# THE REQUEST
Write out each line that follows exactly as it stands, without the pictures.

§

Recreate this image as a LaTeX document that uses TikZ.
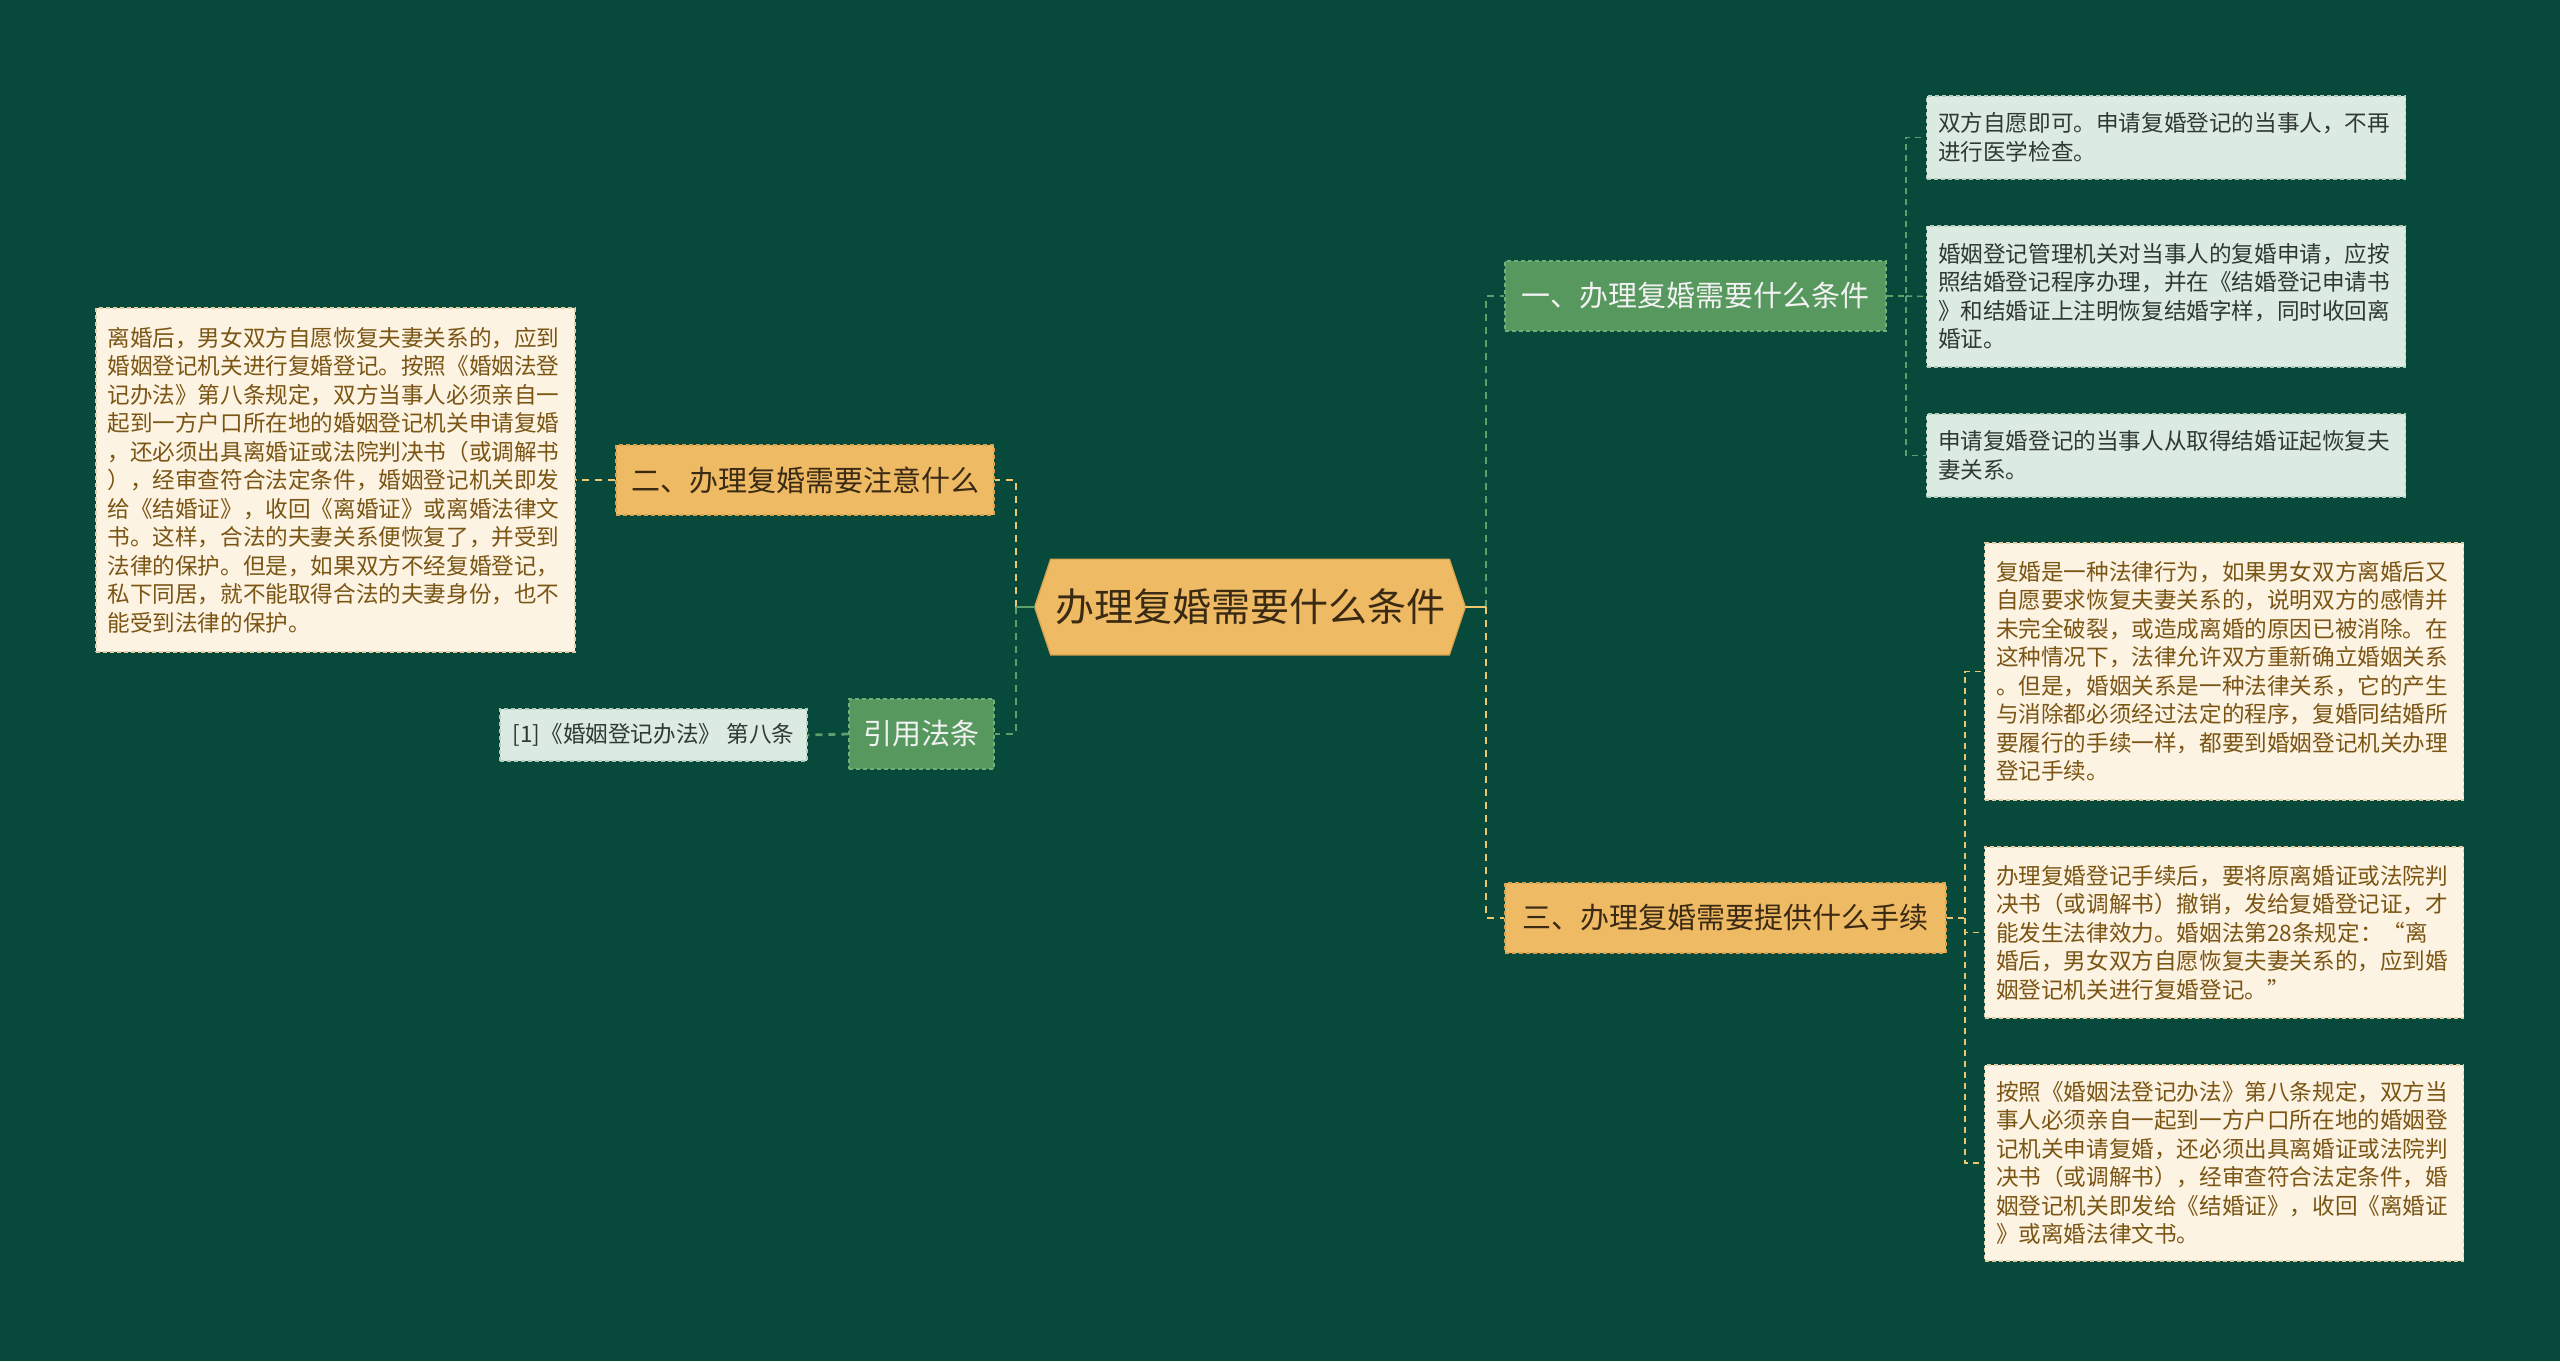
\documentclass[tikz,border=0pt]{standalone}
\usepackage{fontspec}
\newfontfamily\cjk{Noto Sans CJK SC}
\usetikzlibrary{backgrounds}
\definecolor{bg}{HTML}{07493A}
\definecolor{yfill}{HTML}{EFBA64}
\definecolor{yborder}{HTML}{D9A24E}
\definecolor{gfill}{HTML}{56985E}
\definecolor{gborder}{HTML}{6FAE76}
\definecolor{cream}{HTML}{FDF3E2}
\definecolor{creamborder}{HTML}{E2CDA6}
\definecolor{lgreen}{HTML}{DCEBE1}
\definecolor{lgreenborder}{HTML}{B5CDBD}
\definecolor{browntext}{HTML}{7A5514}
\definecolor{darktext}{HTML}{2F3833}
\definecolor{hextext}{HTML}{3A2A14}
\definecolor{lineY}{HTML}{EEC66E}
\definecolor{lineG}{HTML}{5FA06A}
\begin{document}
\begin{tikzpicture}[x=0.5pt,y=-0.5pt,
  every node/.style={inner sep=0pt},
  smalltxt/.style={font=\cjk\fontsize{11.3pt}{14.25pt}\selectfont, align=left, text width=228pt, minimum width=239.5pt},
  creambox/.style={smalltxt, fill=cream, draw=creamborder, line width=0.6pt, dash pattern=on 2pt off 1.5pt, text=browntext},
  greenbox/.style={smalltxt, fill=lgreen, draw=lgreenborder, line width=0.6pt, dash pattern=on 2pt off 1.5pt, text=darktext},
  bigtxt/.style={font=\cjk\fontsize{14.5pt}{17pt}\selectfont, minimum height=35pt, line width=0.6pt, dash pattern=on 2pt off 1.5pt},
  ynode/.style={bigtxt, fill=yfill, draw=yborder, text=hextext},
  gnode/.style={bigtxt, fill=gfill, draw=gborder, text=white!95!black},
  ylink/.style={draw=lineY, line width=1.4pt, dash pattern=on 3.5pt off 3pt},
  glink/.style={draw=lineG, line width=1.4pt, dash pattern=on 3.5pt off 3pt},
  ysub/.style={draw=lineY, line width=0.8pt, dash pattern=on 3pt off 2.5pt},
  gsub/.style={draw=lineG, line width=0.8pt, dash pattern=on 3pt off 2.5pt}
]
\useasboundingbox (0,0) rectangle (2560,1361);

% central node
\node[font=\cjk\fontsize{19.5pt}{22pt}\selectfont, text=hextext, minimum width=215pt, minimum height=47.5pt] (hex) at (1250,607) {办理复婚需要什么条件};

% level-1 nodes
\node[ynode, minimum width=189pt] (er) at (805,480) {二、办理复婚需要注意什么};
\node[gnode, minimum width=72.5pt] (yy) at (921.5,734) {引用法条};
\node[gnode, minimum width=190.5pt] (n1) at (1695.5,296) {一、办理复婚需要什么条件};
\node[ynode, minimum width=220.5pt] (n3) at (1725.5,918) {三、办理复婚需要提供什么手续};

% left leaves
\node[creambox, minimum height=172pt] (lbox) at (335.5,480) {离婚后，男女双方自愿恢复夫妻关系的，应到\\婚姻登记机关进行复婚登记。按照《婚姻法登\\记办法》第八条规定，双方当事人必须亲自一\\起到一方户口所在地的婚姻登记机关申请复婚\\，还必须出具离婚证或法院判决书（或调解书\\），经审查符合法定条件，婚姻登记机关即发\\给《结婚证》，收回《离婚证》或离婚法律文\\书。这样，合法的夫妻关系便恢复了，并受到\\法律的保护。但是，如果双方不经复婚登记，\\私下同居，就不能取得合法的夫妻身份，也不\\能受到法律的保护。};
\node[font=\cjk\fontsize{11.3pt}{14.25pt}\selectfont, fill=lgreen, draw=lgreenborder, line width=0.6pt, dash pattern=on 2pt off 1.5pt, text=darktext, minimum width=153.5pt, minimum height=26pt] (ref) at (653.5,735) {[1]《婚姻登记办法》 第八条};

% right leaves of n1
\node[greenbox, minimum height=41.5pt] (ba) at (2166,137.5) {双方自愿即可。申请复婚登记的当事人，不再\\进行医学检查。};
\node[greenbox, minimum height=70.5pt] (bb) at (2166,296.5) {婚姻登记管理机关对当事人的复婚申请，应按\\照结婚登记程序办理，并在《结婚登记申请书\\》和结婚证上注明恢复结婚字样，同时收回离\\婚证。};
\node[greenbox, minimum height=41.5pt] (bc) at (2166,455.5) {申请复婚登记的当事人从取得结婚证起恢复夫\\妻关系。};

% right leaves of n3
\node[creambox, minimum height=128.5pt] (bd) at (2224,671.5) {复婚是一种法律行为，如果男女双方离婚后又\\自愿要求恢复夫妻关系的，说明双方的感情并\\未完全破裂，或造成离婚的原因已被消除。在\\这种情况下，法律允许双方重新确立婚姻关系\\。但是，婚姻关系是一种法律关系，它的产生\\与消除都必须经过法定的程序，复婚同结婚所\\要履行的手续一样，都要到婚姻登记机关办理\\登记手续。};
\node[creambox, minimum height=85.5pt] (be) at (2224,932.5) {办理复婚登记手续后，要将原离婚证或法院判\\决书（或调解书）撤销，发给复婚登记证，才\\能发生法律效力。婚姻法第28条规定：“离\\婚后，男女双方自愿恢复夫妻关系的，应到婚\\姻登记机关进行复婚登记。”};
\node[creambox, minimum height=98pt] (bf) at (2224,1163) {按照《婚姻法登记办法》第八条规定，双方当\\事人必须亲自一起到一方户口所在地的婚姻登\\记机关申请复婚，还必须出具离婚证或法院判\\决书（或调解书），经审查符合法定条件，婚\\姻登记机关即发给《结婚证》，收回《离婚证\\》或离婚法律文书。};

% junctions
\coordinate (jl) at (1016,607);
\coordinate (jr) at (1486,607);
\coordinate (j1) at (1906,296);
\coordinate (j3) at (1965,918);

% connectors
\draw[ylink] (jl) |- (er.east);
\draw[glink] (jl) |- (yy.east);
\draw[lineG, line width=1.4pt] (hex.west) -- (jl);
\draw[glink] (jr) |- (n1.west);
\draw[ylink] (jr) |- (n3.west);
\draw[lineY, line width=1.4pt] (hex.east) -- (jr);
\draw[ylink] (er.west) -- (lbox.east);
\draw[glink] (yy.west) -- (ref.east);
\draw[gsub] (n1.east) -- (j1) |- (ba.west);
\draw[gsub] (j1) -- (bb.west);
\draw[gsub] (j1) |- (bc.west);
\draw[ysub] (n3.east) -- (j3) |- (bd.west);
\draw[ysub] (j3) |- (be.west);
\draw[ysub] (j3) |- (bf.west);

\begin{scope}[on background layer]
\fill[bg] (0,0) rectangle (2560,1361);
\path[fill=yfill, draw=yborder, line width=0.6pt] (hex.west) -- ([xshift=8pt]hex.north west) -- ([xshift=-8pt]hex.north east) -- (hex.east) -- ([xshift=-8pt]hex.south east) -- ([xshift=8pt]hex.south west) -- cycle;
\end{scope}
\end{tikzpicture}
\end{document}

§

# REPLY
Recreate this image as a LaTeX document that uses TikZ.
\documentclass[tikz,border=0pt]{standalone}
\usepackage{fontspec}
\newfontfamily\cjk{Noto Sans CJK SC}
\usetikzlibrary{backgrounds}
\definecolor{bg}{HTML}{07493A}
\definecolor{yfill}{HTML}{EFBA64}
\definecolor{yborder}{HTML}{D9A24E}
\definecolor{gfill}{HTML}{56985E}
\definecolor{gborder}{HTML}{6FAE76}
\definecolor{cream}{HTML}{FDF3E2}
\definecolor{creamborder}{HTML}{E2CDA6}
\definecolor{lgreen}{HTML}{DCEBE1}
\definecolor{lgreenborder}{HTML}{B5CDBD}
\definecolor{browntext}{HTML}{7A5514}
\definecolor{darktext}{HTML}{2F3833}
\definecolor{hextext}{HTML}{3A2A14}
\definecolor{lineY}{HTML}{EEC66E}
\definecolor{lineG}{HTML}{5FA06A}
\begin{document}
\begin{tikzpicture}[x=0.5pt,y=-0.5pt,
  every node/.style={inner sep=0pt},
  smalltxt/.style={font=\cjk\fontsize{11.3pt}{14.25pt}\selectfont, align=left, text width=228pt, minimum width=239.5pt},
  creambox/.style={smalltxt, fill=cream, draw=creamborder, line width=0.6pt, dash pattern=on 2pt off 1.5pt, text=browntext},
  greenbox/.style={smalltxt, fill=lgreen, draw=lgreenborder, line width=0.6pt, dash pattern=on 2pt off 1.5pt, text=darktext},
  bigtxt/.style={font=\cjk\fontsize{14.5pt}{17pt}\selectfont, minimum height=35pt, line width=0.6pt, dash pattern=on 2pt off 1.5pt},
  ynode/.style={bigtxt, fill=yfill, draw=yborder, text=hextext},
  gnode/.style={bigtxt, fill=gfill, draw=gborder, text=white!95!black},
  ylink/.style={draw=lineY, line width=1.4pt, dash pattern=on 3.5pt off 3pt},
  glink/.style={draw=lineG, line width=1.4pt, dash pattern=on 3.5pt off 3pt},
  ysub/.style={draw=lineY, line width=0.8pt, dash pattern=on 3pt off 2.5pt},
  gsub/.style={draw=lineG, line width=0.8pt, dash pattern=on 3pt off 2.5pt}
]
\useasboundingbox (0,0) rectangle (2560,1361);

% central node
\node[font=\cjk\fontsize{19.5pt}{22pt}\selectfont, text=hextext, minimum width=215pt, minimum height=47.5pt] (hex) at (1250,607) {办理复婚需要什么条件};

% level-1 nodes
\node[ynode, minimum width=189pt] (er) at (805,480) {二、办理复婚需要注意什么};
\node[gnode, minimum width=72.5pt] (yy) at (921.5,734) {引用法条};
\node[gnode, minimum width=190.5pt] (n1) at (1695.5,296) {一、办理复婚需要什么条件};
\node[ynode, minimum width=220.5pt] (n3) at (1725.5,918) {三、办理复婚需要提供什么手续};

% left leaves
\node[creambox, minimum height=172pt] (lbox) at (335.5,480) {离婚后，男女双方自愿恢复夫妻关系的，应到\\婚姻登记机关进行复婚登记。按照《婚姻法登\\记办法》第八条规定，双方当事人必须亲自一\\起到一方户口所在地的婚姻登记机关申请复婚\\，还必须出具离婚证或法院判决书（或调解书\\），经审查符合法定条件，婚姻登记机关即发\\给《结婚证》，收回《离婚证》或离婚法律文\\书。这样，合法的夫妻关系便恢复了，并受到\\法律的保护。但是，如果双方不经复婚登记，\\私下同居，就不能取得合法的夫妻身份，也不\\能受到法律的保护。};
\node[font=\cjk\fontsize{11.3pt}{14.25pt}\selectfont, fill=lgreen, draw=lgreenborder, line width=0.6pt, dash pattern=on 2pt off 1.5pt, text=darktext, minimum width=153.5pt, minimum height=26pt] (ref) at (653.5,735) {[1]《婚姻登记办法》 第八条};

% right leaves of n1
\node[greenbox, minimum height=41.5pt] (ba) at (2166,137.5) {双方自愿即可。申请复婚登记的当事人，不再\\进行医学检查。};
\node[greenbox, minimum height=70.5pt] (bb) at (2166,296.5) {婚姻登记管理机关对当事人的复婚申请，应按\\照结婚登记程序办理，并在《结婚登记申请书\\》和结婚证上注明恢复结婚字样，同时收回离\\婚证。};
\node[greenbox, minimum height=41.5pt] (bc) at (2166,455.5) {申请复婚登记的当事人从取得结婚证起恢复夫\\妻关系。};

% right leaves of n3
\node[creambox, minimum height=128.5pt] (bd) at (2224,671.5) {复婚是一种法律行为，如果男女双方离婚后又\\自愿要求恢复夫妻关系的，说明双方的感情并\\未完全破裂，或造成离婚的原因已被消除。在\\这种情况下，法律允许双方重新确立婚姻关系\\。但是，婚姻关系是一种法律关系，它的产生\\与消除都必须经过法定的程序，复婚同结婚所\\要履行的手续一样，都要到婚姻登记机关办理\\登记手续。};
\node[creambox, minimum height=85.5pt] (be) at (2224,932.5) {办理复婚登记手续后，要将原离婚证或法院判\\决书（或调解书）撤销，发给复婚登记证，才\\能发生法律效力。婚姻法第28条规定：“离\\婚后，男女双方自愿恢复夫妻关系的，应到婚\\姻登记机关进行复婚登记。”};
\node[creambox, minimum height=98pt] (bf) at (2224,1163) {按照《婚姻法登记办法》第八条规定，双方当\\事人必须亲自一起到一方户口所在地的婚姻登\\记机关申请复婚，还必须出具离婚证或法院判\\决书（或调解书），经审查符合法定条件，婚\\姻登记机关即发给《结婚证》，收回《离婚证\\》或离婚法律文书。};

% junctions
\coordinate (jl) at (1016,607);
\coordinate (jr) at (1486,607);
\coordinate (j1) at (1906,296);
\coordinate (j3) at (1965,918);

% connectors
\draw[ylink] (jl) |- (er.east);
\draw[glink] (jl) |- (yy.east);
\draw[lineG, line width=1.4pt] (hex.west) -- (jl);
\draw[glink] (jr) |- (n1.west);
\draw[ylink] (jr) |- (n3.west);
\draw[lineY, line width=1.4pt] (hex.east) -- (jr);
\draw[ylink] (er.west) -- (lbox.east);
\draw[glink] (yy.west) -- (ref.east);
\draw[gsub] (n1.east) -- (j1) |- (ba.west);
\draw[gsub] (j1) -- (bb.west);
\draw[gsub] (j1) |- (bc.west);
\draw[ysub] (n3.east) -- (j3) |- (bd.west);
\draw[ysub] (j3) |- (be.west);
\draw[ysub] (j3) |- (bf.west);

\begin{scope}[on background layer]
\fill[bg] (0,0) rectangle (2560,1361);
\path[fill=yfill, draw=yborder, line width=0.6pt] (hex.west) -- ([xshift=8pt]hex.north west) -- ([xshift=-8pt]hex.north east) -- (hex.east) -- ([xshift=-8pt]hex.south east) -- ([xshift=8pt]hex.south west) -- cycle;
\end{scope}
\end{tikzpicture}
\end{document}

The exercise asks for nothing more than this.